Central Park observed the centennial of the great Fredrick Law Olmsted landscape construction in 1973. Not with a grand, year-long party, but with the honest recognition that Central Park had become a “dustbowl by day, and a danger zone by night.” The City undertook a very public process to ensure that sad state of affairs would change permanently. Ultimately a single, competent person was put in charge of the Park and The Central Park Conservancy was created.
The Conservancy, a public, transparent and very prominent part of New York, now raises more than eighty percent of all construction and maintenance costs for Central Park from private donors and endowment funds. The Park is again the jewel of the City. The Centennial of Central Park was not observed by any costly, year-long public party, but by the thoughtful creation of structural changes in control, governance and fund-raising that would ensure the next one hundred years of the Park and more.
Chicago’s magnificent lake-front Grant Park observed its Centennial on July 18, 2010 with a one-day, family style City Picnic. 2010 also saw the continuation of some major “legacy” projects in Grant Park of restoration of existing improvements and the creation of new ones to complement that great public space.
San Diego learned nothing from the New York and Chicago examples, because no one ever asked about them. San Diego has a wonderful history museum, the San Diego History Center. We have the Committee of 100, a talented and knowledgeable group, who attempt to safeguard and improve the Park. We are blessed with SOHO. We also have the Internet and high-speed connections.

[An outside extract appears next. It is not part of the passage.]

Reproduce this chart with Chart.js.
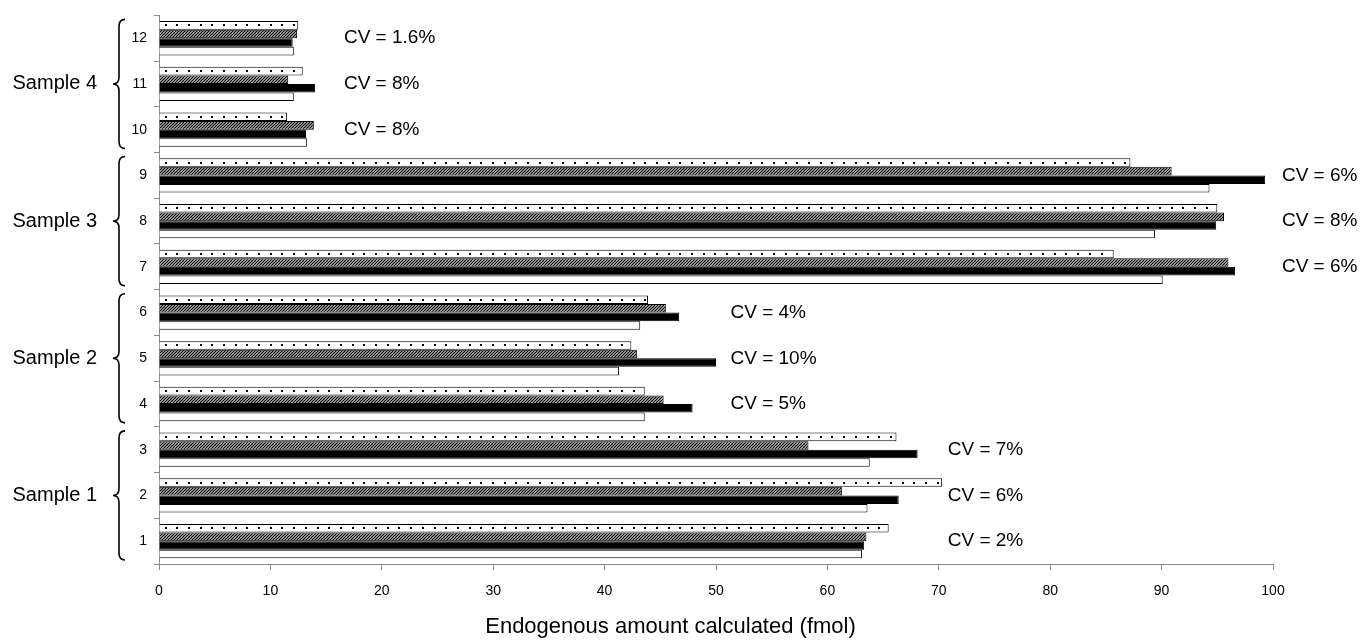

From what was determined from extensive review of BPCI documents and interviews with former BPCI Board members, no one bothered to ask what had other cities done. No one cared.
This brings us to the second critical question that should have been answered, but was never asked. How should the City best structure and staff the organization, planning and operations for the Centennial ?
This critical issue was never part of a contemplative, public discussion and debate. Instead, former Mayor Jerry Sanders, in an angry huff after losing the legal battle over his beloved Jacobs Plan for a freeway-like bypass bridge and massive parking garage in the core of the Park, created the concept of what became BPCI. Sanders had lost the Jacobs Plan battle because he and the City had been found by the Court to have violated the City’s own Historic Preservation Ordinance. That should have been a warning flag of bad things to come.
BPCI was intentionally structured as a private corporation, not as a public extension of City governance. The initial Board members were appointed by Sanders, and were largely vocal supporters of the Jacobs Plan and political allies of Sanders. The deliberations and finances of BPCI were intended to be private by design.
The first salaried employee of BPCI was Gerry Braun, former Sanders’ Administration Director of Special Projects for the Mayor, and lead spokesperson advocating the merits of the Jacobs Plan. No historians or opponents of the Jacobs Plan were asked to serve on the BPCI Board.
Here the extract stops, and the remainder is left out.